With climate change expecting to cost $360 billion annually over the next decade, many progressives deem that Keynesian style deficit spending is an appropriate approach to implementing the costly policies today. While the original New Deal illustrated that targeted government intervention in the economy could be beneficial in times of stress, advocating for the use of such measures at a time when the US economy is at its strongest performance since the Great Recession of 2009 perverts the intention of Keynes by appropriating his theories as a means to implement communitarian schemes completely unrelated to the environment or economic stabilization. The Green New Deal, even if constrained to purely environmental targets will inevitably require Keynes’s approach to stabilize an economy which will likely react in a volatile way to the trade-offs of a concerted move away from fossil fuels, which has long been the source of economic growth in industrialized countries. With that in mind, deficit spending should be used to deal with the adverse effects of the policy rather than serve as a source of its funding, especially since even without such bold policies in place 8.5 percent of every tax dollar is already used to pay off interest on public loans.

Second, including such radical progressive policies makes any such Green New Deal a political nonstarter at best and politically divisive at worst. The centerpiece of the Green New Deal involves the creation of a Congressional standing committee on climate change. The new Democratic House Rules did this in part by creating the Select Committee on the Climate Crisis which, while possessing fewer prerogatives than progressives hoped, is a positive step as it signifies growing federal awareness in this arena and foreshadows action on the issue. Any such Green New Deal is bound to pass through this committee where six of the fifteen members will be Republicans. With such a minority, the committee is not likely to approve any radical socio-economic measures. Thus by maintaining the calls for such policies in the Green New Deal, progressives are doing the environment a disservice by effectively sending the reform proposal to a committee which is sure to reject it. Furthermore, should such measures gain sympathy with the slight Democrat majority in the committee, it is unlikely that the Republican-controlled (and even among its Democratic members) conservative-leaning Senate would concur.
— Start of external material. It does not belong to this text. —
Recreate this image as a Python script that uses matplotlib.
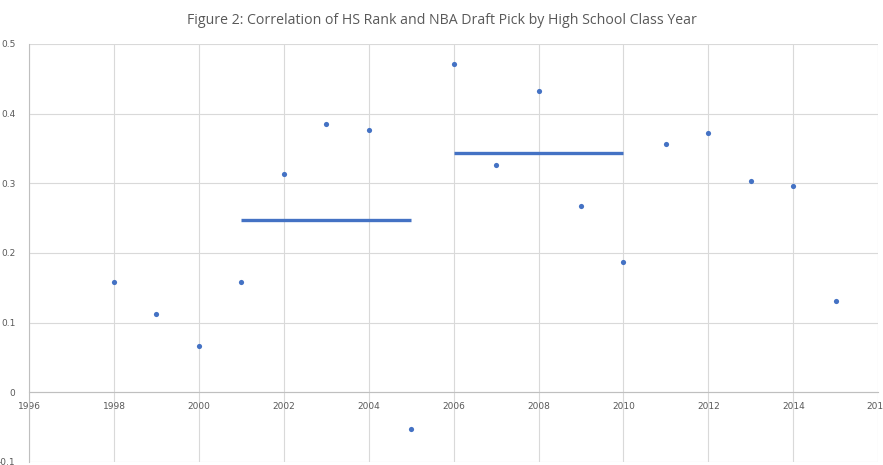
import matplotlib
matplotlib.use("Agg")
import matplotlib.pyplot as plt

# class year vs correlation
years = [1998, 1999, 2000, 2001, 2002, 2003, 2004, 2005, 2006,
         2007, 2008, 2009, 2010, 2011, 2012, 2013, 2014, 2015]
corr = [0.158, 0.112, 0.066, 0.159, 0.314, 0.385, 0.376, -0.053, 0.471,
        0.326, 0.433, 0.268, 0.187, 0.357, 0.372, 0.304, 0.296, 0.131]

# period averages (start, end, value)
avg_start = [2001, 2006]
avg_end = [2005, 2010]
avg_value = [0.247, 0.344]

x_ticks = [1996, 1998, 2000, 2002, 2004, 2006, 2008, 2010, 2012, 2014, 2016]
y_ticks = [-0.1, 0, 0.1, 0.2, 0.3, 0.4, 0.5]
y_labels = ["-0.1", "0", "0.1", "0.2", "0.3", "0.4", "0.5"]

blue = "#4472C4"
grid = "#d9d9d9"
txt = "#595959"

fig = plt.figure(figsize=(8.83, 4.65), dpi=100)
ax = fig.add_axes([0.033, 0.0065, 0.9615, 0.8989])

ax.scatter(years, corr, s=14, color=blue, zorder=3, linewidths=0)
for s, e, v in zip(avg_start, avg_end, avg_value):
    ax.plot([s, e], [v, v], color=blue, lw=2.4, zorder=3, solid_capstyle="butt")

ax.set_xlim(1996, 2016)
ax.set_ylim(-0.1, 0.5)
ax.set_xticks(x_ticks)
ax.set_xticklabels([str(t) for t in x_ticks])
ax.set_yticks(y_ticks)
ax.set_yticklabels(y_labels)
ax.grid(True, color=grid, lw=0.8)
ax.set_axisbelow(True)

ax.spines["bottom"].set_position(("data", 0))
ax.spines["bottom"].set_color("#bfbfbf")
ax.spines["left"].set_color("#bfbfbf")
ax.spines["top"].set_visible(False)
ax.spines["right"].set_visible(False)
ax.tick_params(length=0, labelsize=6.5, colors=txt, pad=7)
ax.tick_params(axis="y", pad=10)

fig.suptitle("Figure 2: Correlation of HS Rank and NBA Draft Pick by High School Class Year",
             x=0.5, y=0.972, fontsize=10.2, color=txt, family="Open Sans")

fig.savefig("out.png", dpi=100)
Additionally, while the environment may be a bi-partisan issue, universal healthcare and other progressive policies are not. By framing the Green New Deal within such parameters, progressives are likely to alienate many potential supporters who would rather see no environmental regulations over controls tied to socio-economic reforms that they fundamentally disagree with. With healthcare among one of the most divisive issues, credited with the downfall of the Democratic party in the 2016 presidential election, the Green New Deal risks becoming a political flashpoint rather than receive the political support that is necessary to effectuate lasting change to our economic approach to the environment. Already, reticence has been felt to some economic measures implemented in order to manage the negative externalities from human activity on the environment. An example can be seen in France, where a publicly scheduled fuel tax increase has been met with the country’s most violent protest movement since the infamous events in May 1968 that saw the collapse of France’s government and economy. Prognostics for American civilian reactions to tax increases that have nothing to do with the environment, the policy’s ostensible goal, should be considered bleak at best. Thus by insisting on including socio-economic reform that is not even widely supported within their own party, progressives are hindering environmental progress with their proposed Green New Deal.

A “Green New Deal” that incorporates progressive socio-economic priorities is neither a “new” initiative or an advantageous “deal” for the American economy. What remains to be seen is how the Democratic-controlled House of Representatives decides to pursue the policy proposal, and whether they can avoid imbibing it with a radical progressive agenda and focus on its truly “green” aspects. After all, pursuing climate responsibility should not be done by neglecting fiscal responsibility, lest the progress made in the environmental arena be reversed due to popular demands to address a potential implosion of the economy.